If form is any indication, Australia will almost certainly play Iran in the semi-final of the Asian Cup.
I no longer hold any bad feelings towards Team Melli for promoting Australia's exit from the 1998 World Cup at the final qualification hurdle. A certain match in November 2005 and the reform of the local game in the wake of arguably our grandest and most tragic failure has changed all that. It's hard as well to forget the fantastic movie, Offside, which depicts the tribulations of female football supporters in Iran as they try without much luck to enter the national stadium for an important match. The fact that Iranian players tend to embrace flair and celebrate a football of attractions also steers them very much into favour. Hopefully, they will remain respected opponents of Australia for years to come. However, the next meeting of the two teams will be the first at senior level since that fateful evening in 1997 when a 2-2 draw was enough to see Iran through to the World Cup finals on away goals. If it so happens, then, that the two teams meet in a fixture as important as an Asian Cup semi-final (or a final should one of the two finish second, rather than top, their group), so much the better for Australian football - which finally will have the chance to put a final and extremely delayed nail into the coffin our darkest modern era day.

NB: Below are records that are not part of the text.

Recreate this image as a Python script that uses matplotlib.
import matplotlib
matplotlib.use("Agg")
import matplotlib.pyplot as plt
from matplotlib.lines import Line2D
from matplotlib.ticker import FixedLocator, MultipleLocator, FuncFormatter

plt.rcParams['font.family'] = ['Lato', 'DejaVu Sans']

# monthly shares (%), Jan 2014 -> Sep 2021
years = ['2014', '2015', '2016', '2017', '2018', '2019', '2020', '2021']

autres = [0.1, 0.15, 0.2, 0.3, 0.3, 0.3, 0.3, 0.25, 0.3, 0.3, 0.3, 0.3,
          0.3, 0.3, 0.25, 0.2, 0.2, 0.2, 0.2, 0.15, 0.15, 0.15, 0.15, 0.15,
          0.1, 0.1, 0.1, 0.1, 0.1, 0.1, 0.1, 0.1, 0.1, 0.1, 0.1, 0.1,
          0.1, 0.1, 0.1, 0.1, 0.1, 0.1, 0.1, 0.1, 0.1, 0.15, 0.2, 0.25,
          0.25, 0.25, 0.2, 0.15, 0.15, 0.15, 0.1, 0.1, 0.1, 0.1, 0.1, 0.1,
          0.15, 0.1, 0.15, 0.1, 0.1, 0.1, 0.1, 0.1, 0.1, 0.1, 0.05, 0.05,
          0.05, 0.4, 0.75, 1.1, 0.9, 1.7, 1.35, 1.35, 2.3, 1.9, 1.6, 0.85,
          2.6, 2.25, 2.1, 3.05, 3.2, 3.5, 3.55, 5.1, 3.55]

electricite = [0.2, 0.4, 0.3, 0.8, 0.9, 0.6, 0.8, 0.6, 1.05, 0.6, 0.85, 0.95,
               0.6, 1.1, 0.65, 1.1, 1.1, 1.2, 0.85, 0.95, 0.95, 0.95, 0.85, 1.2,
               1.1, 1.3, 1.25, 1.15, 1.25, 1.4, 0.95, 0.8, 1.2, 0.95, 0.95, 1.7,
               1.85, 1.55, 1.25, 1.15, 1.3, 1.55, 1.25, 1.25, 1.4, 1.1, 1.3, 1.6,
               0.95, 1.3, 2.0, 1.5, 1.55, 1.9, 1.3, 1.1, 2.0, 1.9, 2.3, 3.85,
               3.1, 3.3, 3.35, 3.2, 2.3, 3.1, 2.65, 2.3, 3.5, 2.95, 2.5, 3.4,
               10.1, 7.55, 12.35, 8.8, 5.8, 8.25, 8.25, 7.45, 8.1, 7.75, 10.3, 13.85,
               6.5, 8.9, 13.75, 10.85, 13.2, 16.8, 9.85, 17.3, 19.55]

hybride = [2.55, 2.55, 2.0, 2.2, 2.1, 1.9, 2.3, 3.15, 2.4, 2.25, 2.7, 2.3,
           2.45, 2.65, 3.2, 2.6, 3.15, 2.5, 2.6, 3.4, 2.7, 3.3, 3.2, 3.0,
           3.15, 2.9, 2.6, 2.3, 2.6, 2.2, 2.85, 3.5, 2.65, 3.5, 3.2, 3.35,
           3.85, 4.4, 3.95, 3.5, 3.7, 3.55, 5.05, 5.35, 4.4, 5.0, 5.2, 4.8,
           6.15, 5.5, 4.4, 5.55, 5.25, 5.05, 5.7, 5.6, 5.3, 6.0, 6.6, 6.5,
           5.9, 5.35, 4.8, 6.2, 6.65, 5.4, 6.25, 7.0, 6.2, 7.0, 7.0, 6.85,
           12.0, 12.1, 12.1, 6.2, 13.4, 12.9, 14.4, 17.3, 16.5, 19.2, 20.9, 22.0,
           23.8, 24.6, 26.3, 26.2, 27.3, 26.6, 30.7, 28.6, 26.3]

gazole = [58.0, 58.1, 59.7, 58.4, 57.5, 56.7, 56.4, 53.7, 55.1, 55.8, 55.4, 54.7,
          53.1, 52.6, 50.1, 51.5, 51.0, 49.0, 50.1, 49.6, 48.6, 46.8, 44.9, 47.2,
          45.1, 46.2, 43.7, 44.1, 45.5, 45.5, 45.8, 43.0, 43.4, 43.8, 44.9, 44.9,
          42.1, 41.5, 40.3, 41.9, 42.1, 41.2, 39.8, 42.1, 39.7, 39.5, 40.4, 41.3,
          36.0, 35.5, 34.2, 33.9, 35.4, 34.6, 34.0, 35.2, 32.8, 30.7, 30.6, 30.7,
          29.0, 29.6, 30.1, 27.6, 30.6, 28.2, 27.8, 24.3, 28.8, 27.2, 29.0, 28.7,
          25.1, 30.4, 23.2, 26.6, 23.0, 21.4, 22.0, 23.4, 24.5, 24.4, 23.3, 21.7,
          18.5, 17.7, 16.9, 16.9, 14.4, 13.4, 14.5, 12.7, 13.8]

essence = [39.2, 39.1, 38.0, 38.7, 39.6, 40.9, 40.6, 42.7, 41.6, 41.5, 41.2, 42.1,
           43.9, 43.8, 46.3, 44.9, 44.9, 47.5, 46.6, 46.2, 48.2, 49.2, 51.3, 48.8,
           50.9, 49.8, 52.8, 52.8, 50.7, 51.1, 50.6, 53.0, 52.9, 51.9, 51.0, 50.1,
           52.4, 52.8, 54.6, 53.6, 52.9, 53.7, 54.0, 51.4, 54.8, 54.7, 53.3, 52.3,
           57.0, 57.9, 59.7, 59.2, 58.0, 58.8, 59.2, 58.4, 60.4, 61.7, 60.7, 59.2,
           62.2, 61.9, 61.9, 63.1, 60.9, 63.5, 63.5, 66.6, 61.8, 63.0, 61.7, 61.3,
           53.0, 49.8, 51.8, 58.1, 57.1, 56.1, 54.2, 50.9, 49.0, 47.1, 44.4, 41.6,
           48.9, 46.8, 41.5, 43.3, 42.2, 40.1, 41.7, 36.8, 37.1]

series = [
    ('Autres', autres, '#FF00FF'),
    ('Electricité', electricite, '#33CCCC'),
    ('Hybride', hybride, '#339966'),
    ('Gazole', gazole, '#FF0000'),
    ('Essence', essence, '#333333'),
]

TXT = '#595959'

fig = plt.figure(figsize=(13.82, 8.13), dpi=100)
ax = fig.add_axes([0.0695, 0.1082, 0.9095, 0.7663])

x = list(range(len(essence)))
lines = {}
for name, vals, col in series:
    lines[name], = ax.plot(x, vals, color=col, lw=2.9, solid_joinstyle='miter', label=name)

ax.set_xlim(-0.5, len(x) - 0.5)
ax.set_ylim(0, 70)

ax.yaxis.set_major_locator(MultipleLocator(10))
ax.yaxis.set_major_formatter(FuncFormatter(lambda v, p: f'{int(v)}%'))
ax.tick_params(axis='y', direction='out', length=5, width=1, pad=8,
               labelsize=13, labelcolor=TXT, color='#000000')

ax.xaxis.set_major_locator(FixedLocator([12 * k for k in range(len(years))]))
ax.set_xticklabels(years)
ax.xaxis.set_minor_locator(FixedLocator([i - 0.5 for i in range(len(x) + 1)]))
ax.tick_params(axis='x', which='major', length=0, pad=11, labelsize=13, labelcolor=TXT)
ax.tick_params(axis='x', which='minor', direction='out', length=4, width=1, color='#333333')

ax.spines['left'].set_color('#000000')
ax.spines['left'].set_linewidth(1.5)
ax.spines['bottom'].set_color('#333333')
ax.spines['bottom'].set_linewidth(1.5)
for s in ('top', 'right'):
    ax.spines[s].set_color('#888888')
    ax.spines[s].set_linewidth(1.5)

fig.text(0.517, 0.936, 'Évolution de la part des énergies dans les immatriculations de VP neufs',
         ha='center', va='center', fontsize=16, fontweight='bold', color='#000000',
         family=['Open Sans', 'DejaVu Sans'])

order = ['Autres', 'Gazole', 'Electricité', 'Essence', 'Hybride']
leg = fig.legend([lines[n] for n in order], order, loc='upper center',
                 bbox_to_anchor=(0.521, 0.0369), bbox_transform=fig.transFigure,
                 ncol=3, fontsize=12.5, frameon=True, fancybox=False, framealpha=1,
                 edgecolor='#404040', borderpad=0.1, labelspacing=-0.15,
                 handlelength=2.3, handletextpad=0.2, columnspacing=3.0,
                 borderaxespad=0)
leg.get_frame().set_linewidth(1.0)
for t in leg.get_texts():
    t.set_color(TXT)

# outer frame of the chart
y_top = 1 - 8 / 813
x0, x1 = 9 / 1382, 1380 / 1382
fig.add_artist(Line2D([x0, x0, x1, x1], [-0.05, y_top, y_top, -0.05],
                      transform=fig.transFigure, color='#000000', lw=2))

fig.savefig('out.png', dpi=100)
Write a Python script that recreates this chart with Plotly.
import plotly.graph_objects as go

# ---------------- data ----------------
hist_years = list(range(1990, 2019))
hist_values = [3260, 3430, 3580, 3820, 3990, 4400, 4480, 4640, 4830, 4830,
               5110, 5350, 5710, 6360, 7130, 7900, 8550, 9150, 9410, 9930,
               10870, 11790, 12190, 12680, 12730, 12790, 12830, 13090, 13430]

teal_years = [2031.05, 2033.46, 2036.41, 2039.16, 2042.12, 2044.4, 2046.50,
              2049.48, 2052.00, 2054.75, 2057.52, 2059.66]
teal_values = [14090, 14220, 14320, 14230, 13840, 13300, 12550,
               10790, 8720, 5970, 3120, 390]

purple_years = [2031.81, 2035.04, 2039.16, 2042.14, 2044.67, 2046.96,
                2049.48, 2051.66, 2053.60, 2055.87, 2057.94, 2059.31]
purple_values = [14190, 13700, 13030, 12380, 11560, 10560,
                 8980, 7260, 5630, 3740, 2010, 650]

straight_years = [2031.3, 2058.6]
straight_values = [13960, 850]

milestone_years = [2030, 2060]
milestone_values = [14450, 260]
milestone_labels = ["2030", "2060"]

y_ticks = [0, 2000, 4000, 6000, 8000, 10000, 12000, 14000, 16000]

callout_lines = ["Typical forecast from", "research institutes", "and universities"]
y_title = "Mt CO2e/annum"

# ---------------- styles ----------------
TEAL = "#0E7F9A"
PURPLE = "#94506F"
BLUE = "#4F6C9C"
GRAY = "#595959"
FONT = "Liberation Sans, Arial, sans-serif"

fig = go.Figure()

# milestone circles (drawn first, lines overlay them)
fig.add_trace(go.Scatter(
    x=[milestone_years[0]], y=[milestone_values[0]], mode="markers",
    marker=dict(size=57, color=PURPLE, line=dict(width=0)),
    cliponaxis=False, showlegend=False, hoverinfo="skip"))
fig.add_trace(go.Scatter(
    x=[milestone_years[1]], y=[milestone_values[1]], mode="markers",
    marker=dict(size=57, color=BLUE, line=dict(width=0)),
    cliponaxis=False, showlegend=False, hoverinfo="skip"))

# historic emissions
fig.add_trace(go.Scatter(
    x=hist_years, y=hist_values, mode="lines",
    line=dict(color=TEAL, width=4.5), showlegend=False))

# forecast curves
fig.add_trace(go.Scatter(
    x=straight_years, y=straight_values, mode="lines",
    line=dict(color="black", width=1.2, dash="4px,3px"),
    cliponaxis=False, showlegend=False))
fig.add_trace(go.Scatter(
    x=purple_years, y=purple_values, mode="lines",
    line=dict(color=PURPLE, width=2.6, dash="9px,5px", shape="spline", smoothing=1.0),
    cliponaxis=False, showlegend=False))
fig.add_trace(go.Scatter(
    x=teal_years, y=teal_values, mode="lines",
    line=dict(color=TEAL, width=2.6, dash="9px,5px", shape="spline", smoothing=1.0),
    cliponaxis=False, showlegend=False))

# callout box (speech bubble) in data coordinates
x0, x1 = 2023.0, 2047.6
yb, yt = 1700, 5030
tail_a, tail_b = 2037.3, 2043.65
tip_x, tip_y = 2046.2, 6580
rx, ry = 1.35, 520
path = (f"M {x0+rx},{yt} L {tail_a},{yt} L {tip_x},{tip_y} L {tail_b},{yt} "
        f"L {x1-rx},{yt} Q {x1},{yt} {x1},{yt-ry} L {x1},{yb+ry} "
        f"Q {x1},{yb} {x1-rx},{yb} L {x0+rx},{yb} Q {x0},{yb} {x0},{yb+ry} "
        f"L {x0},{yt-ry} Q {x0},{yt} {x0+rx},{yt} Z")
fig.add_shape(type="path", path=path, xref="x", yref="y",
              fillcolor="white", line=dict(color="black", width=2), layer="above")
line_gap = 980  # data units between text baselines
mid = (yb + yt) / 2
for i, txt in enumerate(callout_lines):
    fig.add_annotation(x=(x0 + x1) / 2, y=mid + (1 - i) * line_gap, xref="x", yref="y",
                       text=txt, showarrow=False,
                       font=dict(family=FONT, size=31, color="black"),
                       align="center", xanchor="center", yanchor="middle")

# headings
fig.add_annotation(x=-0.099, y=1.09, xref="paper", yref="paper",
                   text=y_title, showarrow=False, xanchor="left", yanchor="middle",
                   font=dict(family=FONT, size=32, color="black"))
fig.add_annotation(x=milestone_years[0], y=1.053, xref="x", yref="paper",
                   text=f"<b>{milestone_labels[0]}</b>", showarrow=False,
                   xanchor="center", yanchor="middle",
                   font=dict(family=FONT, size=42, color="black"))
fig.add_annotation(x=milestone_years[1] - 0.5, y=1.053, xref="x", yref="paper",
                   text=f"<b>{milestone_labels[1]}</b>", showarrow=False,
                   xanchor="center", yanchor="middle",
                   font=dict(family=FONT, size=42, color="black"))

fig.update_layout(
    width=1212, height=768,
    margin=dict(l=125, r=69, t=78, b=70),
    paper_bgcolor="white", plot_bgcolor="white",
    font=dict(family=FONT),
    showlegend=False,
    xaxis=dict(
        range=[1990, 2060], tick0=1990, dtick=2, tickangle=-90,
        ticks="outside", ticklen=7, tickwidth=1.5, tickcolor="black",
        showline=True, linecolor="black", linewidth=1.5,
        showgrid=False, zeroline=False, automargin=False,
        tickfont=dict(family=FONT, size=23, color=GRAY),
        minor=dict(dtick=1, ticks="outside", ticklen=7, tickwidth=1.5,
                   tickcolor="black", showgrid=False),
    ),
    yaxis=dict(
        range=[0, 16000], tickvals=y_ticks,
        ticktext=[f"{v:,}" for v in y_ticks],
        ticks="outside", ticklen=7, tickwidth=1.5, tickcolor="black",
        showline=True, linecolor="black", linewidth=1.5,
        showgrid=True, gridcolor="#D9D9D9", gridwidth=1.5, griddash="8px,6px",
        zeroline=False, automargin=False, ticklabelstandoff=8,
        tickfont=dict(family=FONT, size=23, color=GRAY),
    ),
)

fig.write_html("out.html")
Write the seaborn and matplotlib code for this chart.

Here's to expectations being fulfilled and a spectacular game on the 25 July between Asia's two highest ranked teams.
But first things first. The Socceroos have some work to do to adapt to the conditions and top their group, then either Japan or the United Arab Emirates will probably be up next. Japan's preparation hasn't been good at all, but their matches with Australia are usually always unpredicatble affairs. And with the way the United Arab Emirates are playing at the moment, experienced coach Bruno Metsu and wonder striker Ismail Matar leading the way, we can pretty much rest assured that Australia will not be waltzing into the final four. Major tournaments have a habit of going very sour and totally pear-shaped for at least one pre-tournament favourite. I don't think it's going to be Australia, with South Korea a far more likely victim, but hey you'd think by now that we've suffered enough heartbreak to start learning from our perhaps slight over-confidence going into these events.
Of course, what I really just want to say is the hell with it - let's take out the cup!